The international youth movement of the OU, the National Conference of Synagogue Youth (NCSY), was founded in the early 1950s. After a few false starts, NCSY succeeded under Rabbi Pinchas Stolper by reaching out to public school-educated Jewish youth with a message of Orthodox Jewish religious inspiration. It has now expanded its reach to include many already religious, mostly Modern Orthodox children attending Jewish day schools.

=== Orthodox Union Advocacy Center ===
The OU Advocacy Center is the non-partisan public policy arm of the OU, leading the organization's advocacy efforts in Washington, D.C., and state capitals. Formerly known as the Institute for Public Affairs, OU Advocacy engages leaders at all levels of government and the broader public to promote and protect the Orthodox Jewish community's interests and values in the public policy arena.

===Synagogue affiliation===
The OU requires that all member synagogues follow Orthodox Jewish interpretations of Jewish law and tradition. Men and women are seated separately and nearly always are separated by a mechitza, a physical divider between the men's and women's sections of the synagogue. Many OU synagogues support the concepts of Religious Zionism, which teaches that the existence of the State of Israel is a step towards the arrival of the Messiah and the eventual return of all Jews around the world to live in the ancient national Jewish homeland. The laws of Shabbat and kashrut are stressed. They pray in Hebrew, using the same traditional text of the siddur that has been used in Ashkenazi and Sephardi Jewish communities for the last few centuries.

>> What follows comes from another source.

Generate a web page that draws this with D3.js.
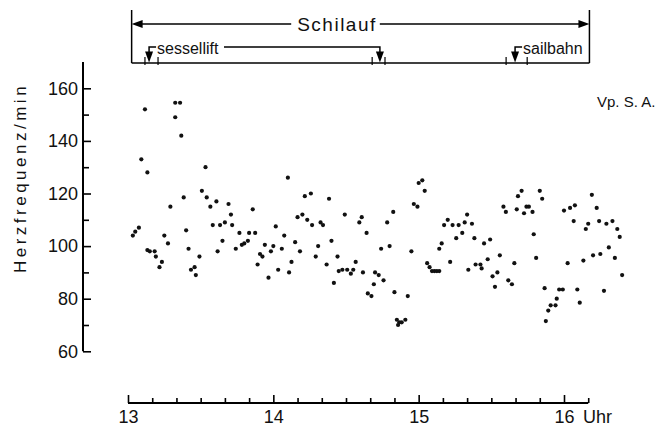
<!DOCTYPE html>
<html>
<head>
<meta charset="utf-8">
<script src="https://cdn.jsdelivr.net/npm/d3@7"></script>
<style>
  body { margin: 0; background: #fff; }
  svg { display: block; font-family: "Liberation Sans", Arial, sans-serif; }
</style>
</head>
<body>
<div id="chart"></div>
<script>
// time of each reading in minutes after 13:00, and the heart rate
const minutes = [
    2, 3, 4.5, 5.5, 7, 8, 8, 9, 11, 11.5,
    13, 14, 15, 16.5, 17.5, 19.5, 19.5, 21.5, 22, 23,
    24, 25, 26, 27.5, 28, 29.5, 30.5, 32, 32.5, 34,
    35, 36.5, 37, 38, 39, 40, 41.5, 42.5, 43, 44.5,
    46, 47, 48, 49.5, 50, 51.5, 52.5, 53.5, 54.5, 55.5,
    56.5, 58, 59, 60, 61, 62, 63.5, 64.5, 66, 66.5,
    67.5, 69, 70, 71, 72, 73, 74, 75.5, 76, 77.5,
    78.5, 79.5, 80.5, 82, 83, 84, 85, 86.5, 87, 88.5,
    89.5, 90.5, 92, 93, 94, 95.5, 96.5, 97, 98.5, 99,
    100.5, 101.5, 102, 103.5, 104.5, 105.5, 107, 108, 109.5, 110,
    111, 111.5, 112, 113, 114.5, 115.5, 117, 118, 119.5, 120,
    121.5, 122.5, 123.5, 124.5, 125.5, 126.5, 127.5, 128.5, 128.5, 129.5,
    130.5, 132, 133, 134, 135.5, 136.5, 138, 139, 140, 140.5,
    142, 143, 143.5, 145.5, 146, 147, 148.5, 149.5, 150.5, 151.5,
    152.5, 153.5, 155, 156, 157, 158.5, 159.5, 160.5, 161, 162.5,
    163.5, 164.5, 165.5, 167, 167.5, 168.5, 170, 171, 172, 172.5,
    173.5, 174.5, 176.5, 177, 178, 179.5, 180, 181.5, 182.5, 184,
    184.5, 185.5, 186.5, 188, 189, 190, 191.5, 192, 193.5, 194.5,
    195, 196.5, 197.5, 198.5, 200, 201, 202, 203, 204
];
const heartRate = [
    104, 105.5, 107, 133, 152, 128, 98.5, 98, 98, 96,
    92, 94, 104, 101, 115, 149, 154.5, 154.5, 142, 118.5,
    106, 99, 91, 92, 89, 96, 121, 130, 118.5, 115,
    108, 117, 98, 108, 102, 109, 116, 112, 108, 99,
    105, 100.5, 101, 102, 105, 114, 105, 93, 97, 96,
    100.5, 88, 98, 100, 107.5, 91, 99, 104, 126, 90,
    94, 101.5, 111, 98, 112, 119, 110, 120, 108, 96,
    100, 109, 108, 93, 118, 102, 86, 96, 90.5, 91,
    112, 91, 89.5, 91, 94, 109, 111, 90, 105, 82,
    81, 85.5, 90, 89, 99, 87, 109, 100, 113, 82.5,
    72, 70, 71, 71, 72, 81, 98, 116, 115, 124,
    125, 121, 93.5, 92, 90.5, 90.5, 90.5, 90.5, 99, 101,
    108, 110, 94, 108, 103, 108, 105, 109, 112, 91,
    108.5, 103, 93, 93, 91.5, 101, 95, 102.5, 88.5, 84.5,
    90, 96.5, 115, 113, 87, 85.5, 93.5, 114, 119, 121,
    112.5, 115, 115, 113, 104.5, 95.5, 121, 118, 84, 71.5,
    75.5, 77.5, 77.5, 80, 83.5, 83.5, 113.5, 93.5, 114.5, 109.5,
    115.5, 83.5, 78.5, 94.5, 106.5, 108.5, 119.5, 96.5, 114.5, 109.5,
    97, 83, 108.5, 99.5, 109.5, 95.5, 106.5, 103.5, 89
];

const xTicks = [13, 14, 15, 16];
const yTicks = [60, 80, 100, 120, 140, 160];
const yMinorTicks = [70, 90, 110, 130, 150];

// activity markers, minutes after 13:00
const schilauf = [1.5, 190.5];
const sessellift = [8.7, 104];
const sailbahn = [159.8];
const markerTicks = [7, 12.4, 100.8, 106.1, 156.1, 164.8];

const width = 671, height = 427;
const hour = m => 13 + m / 60;

const svg = d3.select("#chart").append("svg")
    .attr("width", width)
    .attr("height", height);

svg.append("rect").attr("width", width).attr("height", height).attr("fill", "#fff");

const x = d3.scaleLinear().domain([13, 16]).range([128, 564]);
const y = d3.scaleLinear().domain([60, 160]).range([351.3, 88.3]);

// x axis, ticks pointing up, axis line runs to 16:10
const xAxisY = 403;
const gx = svg.append("g").attr("transform", `translate(0,${xAxisY})`);
gx.call(d3.axisBottom(x).tickValues(xTicks).tickSize(-8).tickPadding(7).tickFormat(d3.format("d")));
const xMinor = d3.range(10, 191, 10).filter(m => m % 60 !== 0).map(hour);
gx.call(g => g.append("g").call(d3.axisBottom(x).tickValues(xMinor).tickSize(-5).tickFormat("")));
gx.selectAll(".domain").remove();
gx.append("line")
    .attr("x1", x(13)).attr("x2", x(hour(190)))
    .attr("stroke", "#000").attr("stroke-width", 2);
gx.selectAll(".tick line").attr("stroke-width", 1.6);
gx.attr("font-family", null).attr("font-size", 18);
gx.selectAll("text").attr("fill", "#111");

svg.append("text")
    .attr("x", 583).attr("y", 423)
    .attr("font-size", 18).attr("fill", "#111")
    .text("Uhr");

// y axis, ticks pointing right
const yAxisX = 83;
const gy = svg.append("g").attr("transform", `translate(${yAxisX},0)`);
gy.call(d3.axisLeft(y).tickValues(yTicks).tickSize(-8).tickPadding(5));
gy.call(g => g.append("g").call(d3.axisLeft(y).tickValues(yMinorTicks).tickSize(-6).tickFormat("")));
gy.selectAll(".domain").remove();
gy.append("line")
    .attr("y1", y(60)).attr("y2", y(170))
    .attr("stroke", "#000").attr("stroke-width", 2);
gy.selectAll(".tick line").attr("stroke-width", 1.6);
gy.attr("font-family", null).attr("font-size", 18);
gy.selectAll("text").attr("fill", "#111");

svg.append("text")
    .attr("transform", "translate(25.5,178) rotate(-90)")
    .attr("text-anchor", "middle")
    .attr("font-size", 17)
    .attr("letter-spacing", 3.5)
    .attr("fill", "#111")
    .text("Herzfrequenz/min");

svg.append("text")
    .attr("x", 597).attr("y", 107)
    .attr("font-size", 15)
    .attr("fill", "#111")
    .text("Vp. S. A.");

// data points
svg.append("g")
    .selectAll("circle")
    .data(minutes.map((m, i) => ({ t: hour(m), v: heartRate[i] })))
    .enter().append("circle")
    .attr("cx", d => x(d.t))
    .attr("cy", d => y(d.v))
    .attr("r", 2.1)
    .attr("fill", "#111");

// activity bracket at the top
const topY = 10, arrowY = 24, bracketY = 47, baseY = 63;
const ann = svg.append("g").attr("stroke", "#000").attr("fill", "none").attr("stroke-width", 1.5);
const left = x(hour(schilauf[0])), right = x(hour(schilauf[1]));

ann.append("line").attr("x1", left).attr("x2", left).attr("y1", topY).attr("y2", baseY);
ann.append("line").attr("x1", right).attr("x2", right).attr("y1", topY).attr("y2", baseY);
ann.append("line").attr("x1", left).attr("x2", right).attr("y1", baseY).attr("y2", baseY);

markerTicks.forEach(m => {
    ann.append("line")
        .attr("x1", x(hour(m))).attr("x2", x(hour(m)))
        .attr("y1", baseY - 6).attr("y2", baseY + 2)
        .attr("stroke-width", 1.2);
});

const schiText = svg.append("text")
    .attr("x", 337).attr("y", arrowY + 6.5)
    .attr("text-anchor", "middle")
    .attr("font-size", 19)
    .attr("letter-spacing", 1.5)
    .attr("fill", "#111")
    .text("Schilauf");
const sb = schiText.node().getBBox();

ann.append("line").attr("x1", left + 8).attr("x2", sb.x - 6).attr("y1", arrowY).attr("y2", arrowY);
ann.append("line").attr("x1", sb.x + sb.width + 3).attr("x2", right - 8).attr("y1", arrowY).attr("y2", arrowY);

svg.append("path")
    .attr("d", `M${left},${arrowY} l11,-4 v8 Z`)
    .attr("fill", "#000");
svg.append("path")
    .attr("d", `M${right},${arrowY} l-11,-4 v8 Z`)
    .attr("fill", "#000");

function downArrow(px) {
    svg.append("path")
        .attr("d", `M${px},${baseY - 0.5} l-4,-11 h8 Z`)
        .attr("fill", "#000");
}

// sessellift
const s0 = x(hour(sessellift[0])), s1 = x(hour(sessellift[1]));
const sessText = svg.append("text")
    .attr("x", s0 + 8).attr("y", 53.5)
    .attr("font-size", 16)
    .attr("fill", "#111")
    .text("sessellift");
const ssb = sessText.node().getBBox();
ann.append("path").attr("d", `M${s0},${baseY - 11} V${bracketY} H${s0 + 7}`);
ann.append("path").attr("d", `M${ssb.x + ssb.width + 5},${bracketY} H${s1} V${baseY - 11}`);
downArrow(s0);
downArrow(s1);

// sailbahn
const b0 = x(hour(sailbahn[0]));
svg.append("text")
    .attr("x", b0 + 8).attr("y", 53.5)
    .attr("font-size", 16)
    .attr("fill", "#111")
    .text("sailbahn");
ann.append("path").attr("d", `M${b0},${baseY - 11} V${bracketY} H${b0 + 7}`);
downArrow(b0);
</script>
</body>
</html>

Until the 1980s, the most popular English translation of the prayer book used in OU synagogues had been Ha-Siddur Ha-Shalem edited by Philip Birnbaum. In recent years, the most popular translated siddurim have been the Rabbinical Council of America edition of the Artscroll siddur and the Koren Siddur. Similarly, the most common Hebrew-English Chumash used had been the Pentateuch and Haftarahs, edited by Rabbi Joseph H. Hertz; in recent years this has been supplanted by The Chumash: The Stone Edition, also known as the Artscroll Chumash.

=== Yachad ===
Yachad: The National Jewish Council for Disabilities is a global organization dedicated to addressing the needs of Jews with disabilities and ensuring their inclusion in every aspect of Jewish life. The inclusive design aims to ensure that persons with diverse abilities have their rightful place within the Jewish community while it helps to educate and advocate in the Jewish world for greater understanding, acceptance, outreach, and a positive attitude toward disabled persons.

== Controversy ==
=== Baruch Lanner abuse scandal ===
The OU has been accused of ignoring multiple reports of child abuse when appointing Rabbi Baruch Lanner as Director of Regions of its National Conference of Synagogue Youth movement. Lanner was ultimately convicted of multiple counts of sexual abuse and imprisoned. In response to the scandal, the OU implemented several new initiatives to better protect children under their care.

===Shechita supervision ===
In 2005, an undercover video purportedly showed cruel treatment of animals in an OU-certified slaughterhouse. The story was featured many times in national newspapers and Jewish media. The OU defended its limited supervision scope while studying changes to its policy. In 2006, the OU's response was the subject of a video narrated by Jonathan Safran Foer, Irving Greenberg, and David Wolpe.

=== Agriprocessor, Inc. ===

In May 2008, the U.S. Immigration and Customs Enforcement, together with other Federal agencies, raided a kosher slaughterhouse and meat packing plant in Postville, Iowa, owned by Agriprocessors, Inc. At the time, the OU provided kosher certification services to the plant. The raid was the largest single raid of a workplace in U.S. history. It resulted in nearly 400 arrests of immigrant workers with false identity papers, many of whom were charged with identity theft, document fraud, use of stolen social security numbers, and related offenses. Some 300 workers were convicted on document fraud charges within four days. The majority served a five-month prison sentence before being deported. The OU had numerous rabbis working on-premises, yet none reported child workers working illegally at the plant or the abusive conditions workers faced on-site.